§ LISTED RECORDS:
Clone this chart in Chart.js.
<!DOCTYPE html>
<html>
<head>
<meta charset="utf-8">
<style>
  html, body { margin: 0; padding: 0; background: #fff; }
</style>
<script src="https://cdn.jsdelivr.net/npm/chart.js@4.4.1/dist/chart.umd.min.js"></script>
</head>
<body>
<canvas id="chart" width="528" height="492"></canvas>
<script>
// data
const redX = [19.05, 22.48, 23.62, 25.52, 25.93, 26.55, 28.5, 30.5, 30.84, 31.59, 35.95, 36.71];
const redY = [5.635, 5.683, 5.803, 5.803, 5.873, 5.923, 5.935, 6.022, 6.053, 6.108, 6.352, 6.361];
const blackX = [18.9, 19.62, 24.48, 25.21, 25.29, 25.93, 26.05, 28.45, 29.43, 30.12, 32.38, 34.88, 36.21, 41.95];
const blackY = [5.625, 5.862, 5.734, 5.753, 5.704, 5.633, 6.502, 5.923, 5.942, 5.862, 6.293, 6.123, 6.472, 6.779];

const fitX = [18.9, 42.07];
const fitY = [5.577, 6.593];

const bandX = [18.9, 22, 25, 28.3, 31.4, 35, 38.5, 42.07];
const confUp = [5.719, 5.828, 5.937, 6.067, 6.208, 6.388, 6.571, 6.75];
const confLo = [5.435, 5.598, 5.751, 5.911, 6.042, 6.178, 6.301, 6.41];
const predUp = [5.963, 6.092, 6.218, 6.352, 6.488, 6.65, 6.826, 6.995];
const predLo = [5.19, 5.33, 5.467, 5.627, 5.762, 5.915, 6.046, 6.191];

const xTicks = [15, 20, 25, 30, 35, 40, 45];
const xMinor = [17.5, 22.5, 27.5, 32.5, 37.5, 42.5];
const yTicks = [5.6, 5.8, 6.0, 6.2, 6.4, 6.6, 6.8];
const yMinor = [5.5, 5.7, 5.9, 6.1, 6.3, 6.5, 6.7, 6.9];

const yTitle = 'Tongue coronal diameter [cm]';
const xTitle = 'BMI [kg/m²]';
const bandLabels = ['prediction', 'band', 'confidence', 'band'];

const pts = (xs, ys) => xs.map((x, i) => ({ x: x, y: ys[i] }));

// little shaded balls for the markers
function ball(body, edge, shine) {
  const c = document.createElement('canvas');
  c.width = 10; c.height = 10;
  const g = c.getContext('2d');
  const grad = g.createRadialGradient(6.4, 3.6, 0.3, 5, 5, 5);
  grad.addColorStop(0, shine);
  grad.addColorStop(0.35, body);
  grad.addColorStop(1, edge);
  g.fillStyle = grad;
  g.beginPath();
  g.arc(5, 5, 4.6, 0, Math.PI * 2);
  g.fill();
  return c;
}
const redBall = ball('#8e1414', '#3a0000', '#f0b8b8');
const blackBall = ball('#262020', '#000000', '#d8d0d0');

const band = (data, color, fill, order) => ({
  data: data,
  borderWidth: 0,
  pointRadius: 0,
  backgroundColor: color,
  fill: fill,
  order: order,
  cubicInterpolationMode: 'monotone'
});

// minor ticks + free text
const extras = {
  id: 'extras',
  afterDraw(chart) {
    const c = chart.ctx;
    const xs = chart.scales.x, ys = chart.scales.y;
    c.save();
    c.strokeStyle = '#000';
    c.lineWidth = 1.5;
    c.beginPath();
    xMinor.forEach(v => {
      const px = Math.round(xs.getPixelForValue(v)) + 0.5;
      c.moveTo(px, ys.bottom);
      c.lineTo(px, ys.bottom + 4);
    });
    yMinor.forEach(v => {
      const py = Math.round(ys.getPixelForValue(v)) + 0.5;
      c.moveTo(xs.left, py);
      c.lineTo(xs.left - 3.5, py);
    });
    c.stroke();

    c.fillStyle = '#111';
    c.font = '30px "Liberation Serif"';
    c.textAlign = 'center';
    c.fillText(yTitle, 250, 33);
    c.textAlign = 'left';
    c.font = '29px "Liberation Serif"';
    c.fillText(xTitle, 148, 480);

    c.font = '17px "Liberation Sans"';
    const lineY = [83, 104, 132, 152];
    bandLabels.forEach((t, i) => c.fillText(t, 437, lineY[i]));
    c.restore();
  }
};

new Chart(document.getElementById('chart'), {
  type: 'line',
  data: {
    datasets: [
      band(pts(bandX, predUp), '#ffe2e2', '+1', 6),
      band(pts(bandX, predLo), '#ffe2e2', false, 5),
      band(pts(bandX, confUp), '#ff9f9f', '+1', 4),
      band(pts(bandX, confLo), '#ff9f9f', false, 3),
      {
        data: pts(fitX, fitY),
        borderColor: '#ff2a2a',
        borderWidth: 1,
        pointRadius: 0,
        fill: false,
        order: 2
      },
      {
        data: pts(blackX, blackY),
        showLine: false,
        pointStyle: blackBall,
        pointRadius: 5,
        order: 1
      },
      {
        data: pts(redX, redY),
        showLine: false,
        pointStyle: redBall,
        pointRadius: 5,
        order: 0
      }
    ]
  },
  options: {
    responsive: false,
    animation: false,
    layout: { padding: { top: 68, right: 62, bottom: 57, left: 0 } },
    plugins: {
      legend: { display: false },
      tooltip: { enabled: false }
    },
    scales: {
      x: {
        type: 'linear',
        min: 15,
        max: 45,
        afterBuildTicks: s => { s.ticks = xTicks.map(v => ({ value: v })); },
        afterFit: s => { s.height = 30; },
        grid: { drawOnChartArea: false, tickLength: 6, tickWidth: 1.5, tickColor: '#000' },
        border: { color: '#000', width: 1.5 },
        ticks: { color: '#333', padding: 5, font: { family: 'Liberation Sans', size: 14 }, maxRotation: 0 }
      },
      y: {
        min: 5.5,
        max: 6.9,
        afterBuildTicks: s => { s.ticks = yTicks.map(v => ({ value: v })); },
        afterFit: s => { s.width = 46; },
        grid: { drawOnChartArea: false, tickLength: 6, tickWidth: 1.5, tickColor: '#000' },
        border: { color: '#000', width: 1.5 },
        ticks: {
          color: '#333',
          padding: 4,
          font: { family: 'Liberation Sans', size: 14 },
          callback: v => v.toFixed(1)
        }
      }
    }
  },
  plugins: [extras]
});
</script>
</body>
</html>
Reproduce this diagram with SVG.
==
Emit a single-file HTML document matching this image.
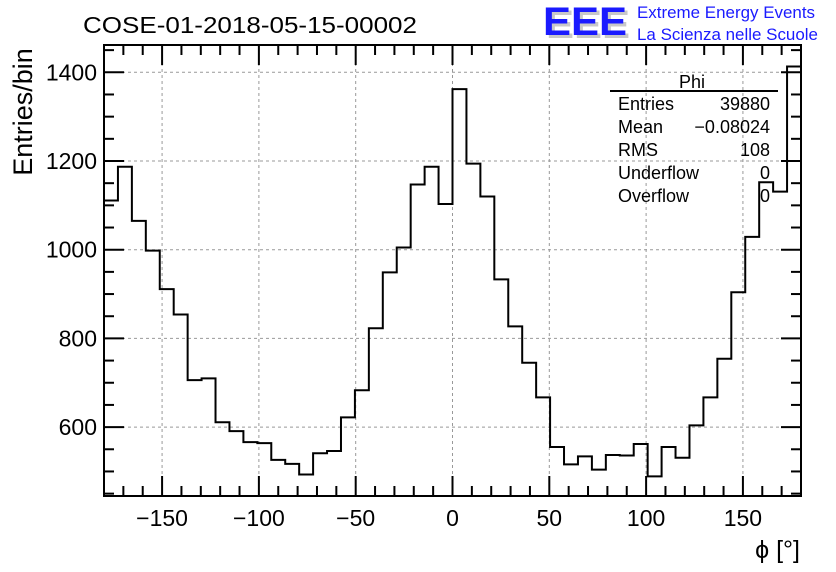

§ DESCRIPTION OF THE TASK:
Repeat exactly the lines running from the one with "Clone this chart in Chart.js." through the one with "const fitY = [5.577, 6.593];", both included.

§ SOLUTION FOR THIS PROBLEM:
Clone this chart in Chart.js.
<!DOCTYPE html>
<html>
<head>
<meta charset="utf-8">
<style>
  html, body { margin: 0; padding: 0; background: #fff; }
</style>
<script src="https://cdn.jsdelivr.net/npm/chart.js@4.4.1/dist/chart.umd.min.js"></script>
</head>
<body>
<canvas id="chart" width="528" height="492"></canvas>
<script>
// data
const redX = [19.05, 22.48, 23.62, 25.52, 25.93, 26.55, 28.5, 30.5, 30.84, 31.59, 35.95, 36.71];
const redY = [5.635, 5.683, 5.803, 5.803, 5.873, 5.923, 5.935, 6.022, 6.053, 6.108, 6.352, 6.361];
const blackX = [18.9, 19.62, 24.48, 25.21, 25.29, 25.93, 26.05, 28.45, 29.43, 30.12, 32.38, 34.88, 36.21, 41.95];
const blackY = [5.625, 5.862, 5.734, 5.753, 5.704, 5.633, 6.502, 5.923, 5.942, 5.862, 6.293, 6.123, 6.472, 6.779];

const fitX = [18.9, 42.07];
const fitY = [5.577, 6.593];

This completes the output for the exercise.